11 Ansichten (letzte 30 Tage)
yaspy caroline
yaspy caroline am 24 Okt. 2019
Beantwortet: jibrahim am 25 Okt. 2019
My project is Source separation using masking. Here is my code below where I get an error at trainNetwork as "Invalid validation data. X must be a 4-D array of images.", even after converting the data into 4D array. Could someone help me?
clc;clear all;close all;
%Training data
[y,fs] =audioread('13069 tri.wav');
[z,fs] =audioread('7040 sine.wav');
ny=length(y);
nz=length(z);
N=min([ny nz]);
s1=y(1:N);
s2=z(1:N);
left = s1(:,1);
right = s1(:,1);
time = (1/fs)*length(s1);
t = linspace(0, time, length(left));
plot(t,left, t, right);
xlabel('time(sec)');
ylabel('signal strength');
% sound(left, fs);
% sound(right, fs);
% sound(d, fs);
% l= left(10:15);
% r=right(10:15);
% source1= s1(10:15,:);
left = s2(:,1);
right = s2(:,1);
time = (1/fs)*length(s2);
t = linspace(0, time, length(left));
plot(t,left, t, right);
xlabel('time(sec)');
ylabel('signal strength');
% sound(left, fs);
% sound(right, fs);
% sound(d, fs);
% l= left(10:15);
% r=right(10:15);
% source2= s2(11:15,:);
S1=reshape(s1,[],4);
S2=reshape(s2,[],4);
%Testing data
[y1,fs] =audioread('13069 tri.wav');
[z1,fs] =audioread('7040 sine.wav');
ny1=length(y1);
nz1=length(z1);
N=min([ny1 nz1]);
ss1=y1(1:N);
ss2=z1(1:N);
left = ss1(:,1);
right = ss1(:,1);
time = (1/fs)*length(ss1);
t = linspace(0, time, length(left));
plot(t,left, t, right);
xlabel('time(sec)');
ylabel('signal strength');
% sound(left, fs);
% sound(right, fs);
% sound(d, fs);
% l= left(10:15);
% r=right(10:15);
%ssource1= ss1(10:15,:);
left = ss2(:,1);
right = ss2(:,1);
time = (1/fs)*length(ss2);
t = linspace(0, time, length(left));
plot(t,left, t, right);
xlabel('time(sec)');
ylabel('signal strength');
% sound(left, fs);
% sound(right, fs);
% sound(d, fs);
% l= left(10:15);
% r=right(10:15);
%ssource2= ss2(11:15,:);
S11=reshape(s1,[],4);
S22=reshape(s1,[],4);
%Mix
mixTrain = S1 + S2;
mixTrain = mixTrain / max(mixTrain);
mixValidate = S11 + S22;
mixValidate = mixValidate / max(mixValidate);
%cwt train
P_mix0 = cwt(mixTrain);
P_M = abs(cwt(s1));
P_F = abs(cwt(s2));
%test cwt
P_Val_mix0 = cwt(mixValidate);
P_Val_M = abs(cwt(ss1));
P_Val_F = abs(cwt(ss2));
maskTrain = P_M ./ (P_M + P_F + eps);
%Compute the validation soft mask. Use this mask to evaluate the mask emitted by the trained network.

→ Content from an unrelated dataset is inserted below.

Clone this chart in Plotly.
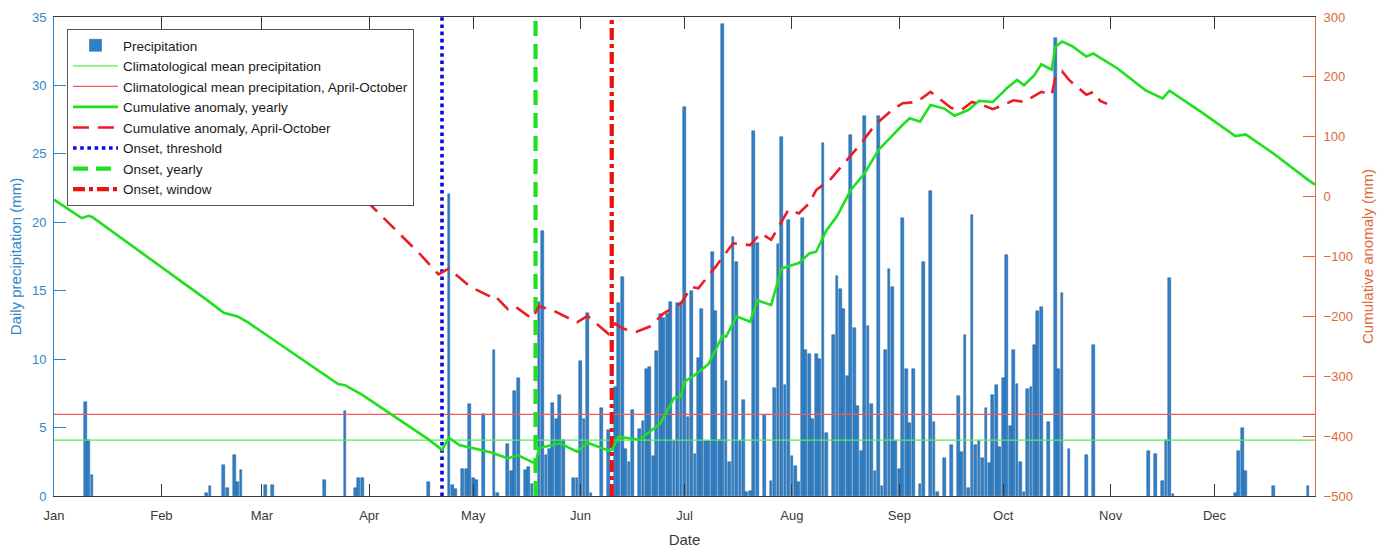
import pandas as pd
import plotly.graph_objects as go

YEAR_START = pd.Timestamp("2016-01-01")

month_labels = ["Jan", "Feb", "Mar", "Apr", "May", "Jun",
                "Jul", "Aug", "Sep", "Oct", "Nov", "Dec"]

# daily precipitation: day offset from 1 January, amount (mm)
rain_day = [9, 10, 11,
            44, 45, 49, 50, 52, 53, 54,
            61, 63, 78, 84, 87, 88, 89,
            108, 114, 115, 116, 118, 119, 120,
            121, 122, 124, 127, 128, 131, 132, 133, 134, 136, 137, 138, 140, 141, 142,
            143, 144, 145, 146, 147, 150, 151,
            152, 153, 154, 155, 158, 160, 162, 163, 164, 165, 166, 167, 169, 170, 171,
            172, 173, 174, 175, 176, 177, 178, 179, 180, 181,
            182, 183, 184, 185, 186, 187, 188, 189, 190, 191, 192, 193, 194, 195, 196,
            197, 198, 199, 200, 201, 202, 203, 205, 207, 208, 209, 210, 211, 212,
            213, 214, 215, 216, 217, 218, 219, 220, 221, 222, 223, 225, 226, 227, 228,
            229, 230, 231, 232, 233, 234, 235, 236, 237, 238, 239, 240, 241, 242, 243,
            244, 245, 246, 247, 248, 250, 251, 253, 254, 255, 257, 259, 261, 262, 263,
            264, 265, 266, 267, 268, 269, 270, 271, 272, 273,
            274, 275, 276, 277, 278, 279, 280, 281, 282, 283, 284, 285, 287, 289, 290,
            291, 293, 298, 300,
            316, 318, 320, 321, 322, 323,
            341, 342, 343, 344, 352, 362]
rain_mm = [6.9, 4.1, 1.5,
           0.2, 0.7, 2.3, 0.6, 3.0, 1.0, 1.9,
           0.8, 0.8, 1.2, 6.2, 0.6, 1.3, 1.3,
           1.0, 22.1, 0.8, 0.5, 2.0, 2.0, 6.7,
           1.3, 1.2, 6.0, 10.7, 0.25, 3.8, 1.8, 7.7, 8.6, 1.9, 2.1, 0.9, 14.2, 19.4, 3.0,
           3.4, 6.8, 5.6, 7.4, 4.1, 1.3, 1.3,
           9.9, 5.6, 13.4, 0.25, 6.4, 4.8, 8.0, 14.1, 16.0, 3.4, 2.5, 6.3, 4.9, 5.5, 9.3,
           9.4, 2.9, 10.6, 13.3, 13.0, 13.3, 14.2, 4.0, 14.1, 14.2,
           28.4, 5.8, 15.0, 3.1, 10.1, 13.7, 4.0, 4.0, 17.8, 13.5, 4.1, 34.5, 8.4, 2.5, 18.9,
           17.1, 4.0, 7.0, 0.3, 0.4, 26.7, 18.5, 5.9, 1.1, 7.9, 18.4, 26.2, 8.1, 20.2,
           2.9, 2.2, 1.0, 20.3, 10.7, 10.4, 5.6, 10.4, 10.0, 25.8, 4.6, 11.8, 16.1, 15.1, 13.7,
           8.8, 26.4, 12.3, 6.6, 3.3, 27.8, 12.4, 6.7, 1.8, 27.8, 0.7, 10.7, 16.6, 15.3, 4.0,
           2.0, 20.3, 9.3, 5.3, 9.3, 0.9, 17.1, 22.3, 5.4, 0.3, 2.8, 3.7, 7.3, 3.2, 11.8,
           0.6, 20.5, 3.7, 4.0, 2.8, 6.4, 2.4, 7.4, 8.1, 3.6,
           8.6, 17.6, 5.1, 10.7, 8.2, 2.5, 0.3, 7.8, 8.0, 11.0, 13.5, 13.8, 5.4, 33.5, 9.3,
           14.8, 3.4, 3.0, 11.0,
           3.3, 3.1, 1.1, 4.1, 15.9, 0.15,
           0.2, 3.3, 5.0, 1.8, 0.7, 0.7]

clim_mean_year = 4.09
clim_mean_aproct = 5.97

# cumulative anomaly, yearly (mm)
cum_year_day = [0, 8, 10, 11, 44, 47, 49, 53, 56, 82, 84, 89, 108, 112, 114, 117, 126,
                131, 134, 139, 140, 146, 151, 154, 160, 161, 163, 169, 173, 175, 179, 181,
                182, 185, 188, 189, 193, 194, 197, 201, 203, 207, 210, 215, 218, 220, 223,
                226, 230, 234, 238, 242, 245, 247, 250, 253, 257, 260, 264, 267, 271, 274,
                275, 278, 280, 283, 285, 288, 289, 291, 294, 298, 300, 307, 315, 320, 322,
                331, 335, 341, 344, 352, 362, 364]
cum_year_mm = [-5, -36, -32, -34, -172, -186, -194, -200, -210, -313, -315, -331, -405,
               -423, -403, -415, -427, -437, -432, -446, -420, -412, -426, -411, -424, -423,
               -401, -406, -387, -379, -336, -334, -309, -298, -284, -279, -232, -234, -200,
               -209, -173, -181, -120, -111, -95, -92, -56, -33, 11, 39, 78, 103, 120, 131,
               125, 153, 147, 135, 145, 160, 158, 175, 181, 195, 186, 203, 221, 212, 250,
               259, 251, 234, 239, 214, 178, 164, 177, 142, 126, 101, 104, 72, 28, 20]

# cumulative anomaly, April-October (mm)
cum_ao_day = [90, 106, 111, 114, 120, 126, 127, 131, 133, 138, 140, 144, 151, 154, 160,
              162, 164, 168, 172, 176, 181, 184, 186, 191, 196, 201, 204, 207, 212, 215,
              218, 220, 224, 229, 233, 237, 242, 245, 249, 253, 255, 259, 262, 265, 268,
              271, 274, 277, 280, 285, 288, 289, 291, 293, 298, 300, 302, 304]
cum_ao_mm = [-6, -98, -130, -120, -150, -167, -164, -188, -183, -204, -183, -190, -210,
             -199, -229, -212, -220, -226, -217, -195, -178, -151, -153, -117, -78, -81,
             -61, -72, -22, -28, -11, 11, 28, 61, 89, 120, 145, 156, 158, 175, 166, 148,
             145, 158, 153, 146, 153, 161, 158, 175, 170, 198, 209, 195, 170, 175, 160, 155]

onset_threshold_day = 112
onset_yearly_day = 139
onset_window_day = 161

first_day, last_day = 0, 364

left_ticks = [0, 5, 10, 15, 20, 25, 30, 35]
right_ticks = [-500, -400, -300, -200, -100, 0, 100, 200, 300]


def to_dates(days):
    return YEAR_START + pd.to_timedelta(days, unit="D")


month_starts = [pd.Timestamp(2016, m, 1) for m in range(1, 13)]
x_first = to_dates([first_day])[0]
x_last = to_dates([last_day])[0]

FONT = "Arial, Liberation Sans, Helvetica, sans-serif"
BLUE_AX = "#2f86c9"
ORANGE_AX = "#dd6a3a"
GRAY = "#3a3a3a"

fig = go.Figure()

fig.add_trace(go.Bar(
    x=to_dates(rain_day), y=rain_mm, name="Precipitation",
    width=0.8 * 86400000,
    marker=dict(color="#2f80c8", line=dict(color="#1f5d94", width=0.5)),
    yaxis="y"))

fig.add_trace(go.Scatter(
    x=[x_first, x_last], y=[clim_mean_year, clim_mean_year], mode="lines",
    name="Climatological mean precipitation",
    line=dict(color="#55ee55", width=1.2), yaxis="y"))

fig.add_trace(go.Scatter(
    x=[x_first, x_last], y=[clim_mean_aproct, clim_mean_aproct], mode="lines",
    name="Climatological mean precipitation, April-October",
    line=dict(color="#f05a5a", width=1.2), yaxis="y"))

fig.add_trace(go.Scatter(
    x=to_dates(cum_year_day), y=cum_year_mm, mode="lines",
    name="Cumulative anomaly, yearly",
    line=dict(color="#1fe01f", width=2.6), yaxis="y2"))

fig.add_trace(go.Scatter(
    x=to_dates(cum_ao_day), y=cum_ao_mm, mode="lines",
    name="Cumulative anomaly, April-October",
    line=dict(color="#ec1c24", width=2.6, dash="16px,9px"), yaxis="y2"))

for day, name, color, dash, w in [
        (onset_threshold_day, "Onset, threshold", "#0a0ae6", "dot", 3.6),
        (onset_yearly_day, "Onset, yearly", "#1fe01f", "15px,8px", 4.2),
        (onset_window_day, "Onset, window", "#ee1111", "12px,4px,4px,4px", 4.2)]:
    d = to_dates([day])[0]
    fig.add_trace(go.Scatter(
        x=[d, d], y=[left_ticks[0], left_ticks[-1]], mode="lines", name=name,
        line=dict(color=color, width=w, dash=dash), yaxis="y"))

fig.update_layout(
    width=1395, height=548,
    margin=dict(l=54, r=80, t=17, b=52, autoexpand=False),
    paper_bgcolor="white", plot_bgcolor="white",
    font=dict(family=FONT, size=13, color=GRAY),
    bargap=0,
    showlegend=True,
    legend=dict(x=0.0103, y=0.975, xanchor="left", yanchor="top",
                bgcolor="white", bordercolor="#555555", borderwidth=1,
                font=dict(family=FONT, size=13.5, color="#1a1a1a"),
                itemwidth=45, tracegroupgap=0),
    xaxis=dict(
        type="date", range=[x_first, x_last], automargin=False,
        tickmode="array", tickvals=month_starts, ticktext=month_labels,
        ticks="inside", ticklen=12, tickcolor=GRAY, tickwidth=1,
        showline=True, linecolor=GRAY, linewidth=1, mirror="ticks",
        showgrid=False, zeroline=False,
        tickfont=dict(size=13, color=GRAY),
        ticklabelstandoff=7,
        title=dict(text="Date", font=dict(size=15, color=GRAY), standoff=12)),
    yaxis=dict(
        range=[0, 35], tickvals=left_ticks, automargin=False,
        ticks="inside", ticklen=12, tickcolor=BLUE_AX, tickwidth=1,
        showline=True, linecolor=BLUE_AX, linewidth=1,
        showgrid=False, zeroline=False,
        tickfont=dict(size=13, color=BLUE_AX),
        ticklabelstandoff=4,
        title=dict(text="Daily precipitation (mm)",
                   font=dict(size=15, color=BLUE_AX), standoff=6)),
    yaxis2=dict(
        range=[-500, 300], tickvals=right_ticks, automargin=False,
        overlaying="y", side="right", anchor="x",
        ticks="inside", ticklen=12, tickcolor=ORANGE_AX, tickwidth=1,
        showline=True, linecolor=ORANGE_AX, linewidth=1,
        showgrid=False, zeroline=False,
        tickfont=dict(size=13, color=ORANGE_AX),
        ticklabelstandoff=5,
        title=dict(text="Cumulative anomaly (mm)",
                   font=dict(size=15, color=ORANGE_AX), standoff=10)),
)

fig.write_html("out.html", config={"displayModeBar": False},
               post_script="document.body.style.margin='0';document.body.style.overflow='hidden';")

maskValidate = P_Val_M ./ (P_Val_M + P_Val_F + eps);
X=reshape(P_mix0,[],4);
Y=reshape(maskTrain,[],4);
P_Val_mix=reshape(P_Val_mix0,[],4);
maskValidate1=reshape(maskValidate,[],4);
[X] = digitTrain4DArrayData;
[Y] = digitTrain4DArrayData;
P_Val_mix=digitTrain4DArrayData;
maskValidate1=digitTrain4DArrayData;
idx = randperm(size(X,4),1000);
X1= X(:,:,:,idx);
X(:,:,:,idx) = [];
idx1 = randperm(size(Y,4),100);
Y1= Y(:,:,:,idx1);
Y(:,:,:,idx1) = [];
newY=zeros(size(X));
idx2 = randperm(size(P_Val_mix,4),1000);
P_Val_mix1= P_Val_mix(:,:,:,idx2);
P_Val_mix(:,:,:,idx2) = [];
idx3 = randperm(size(maskValidate1,4),100);
maskValidate11= maskValidate1(:,:,:,idx3);
maskValidate1(:,:,:,idx3) = [];
newY=zeros(size(X));
% layers =[
% imageInputLayer([28 28 1])
% convolution2dLayer([3,1],1,'Padding','same')
% reluLayer
% convolution2dLayer([3,1],1,'Padding','same')
% reluLayer
% convolution2dLayer([3,1],1,'Padding','same')
% reluLayer
% convolution2dLayer([3,1],1,'Padding','same')
% reluLayer
% regressionLayer
% ];
layers = [ ...
imageInputLayer([28 28 1],"Normalization","None")
layers =[
imageInputLayer([28 28 1])
convolutionLayer([3,1],1,'Padding','same')
reluLayer
convolutionLayer([3,1],1,'Padding','same')
reluLayer
convolutionLayer([3,1],1,'Padding','same')
reluLayer
convolutionLayer([3,1],1,'Padding','same')
reluLayer
regressionLayer
];
maxEpochs = 3;
miniBatchSize = 28;
options = trainingOptions("adam", ...
"MaxEpochs",maxEpochs, ...
"MiniBatchSize",miniBatchSize, ...
"SequenceLength","longest", ...
"Shuffle","every-epoch",...
"Verbose",0, ...
"Plots","training-progress",...
"ValidationFrequency",30,...
"ValidationData",{P_Val_mix0,maskValidate},...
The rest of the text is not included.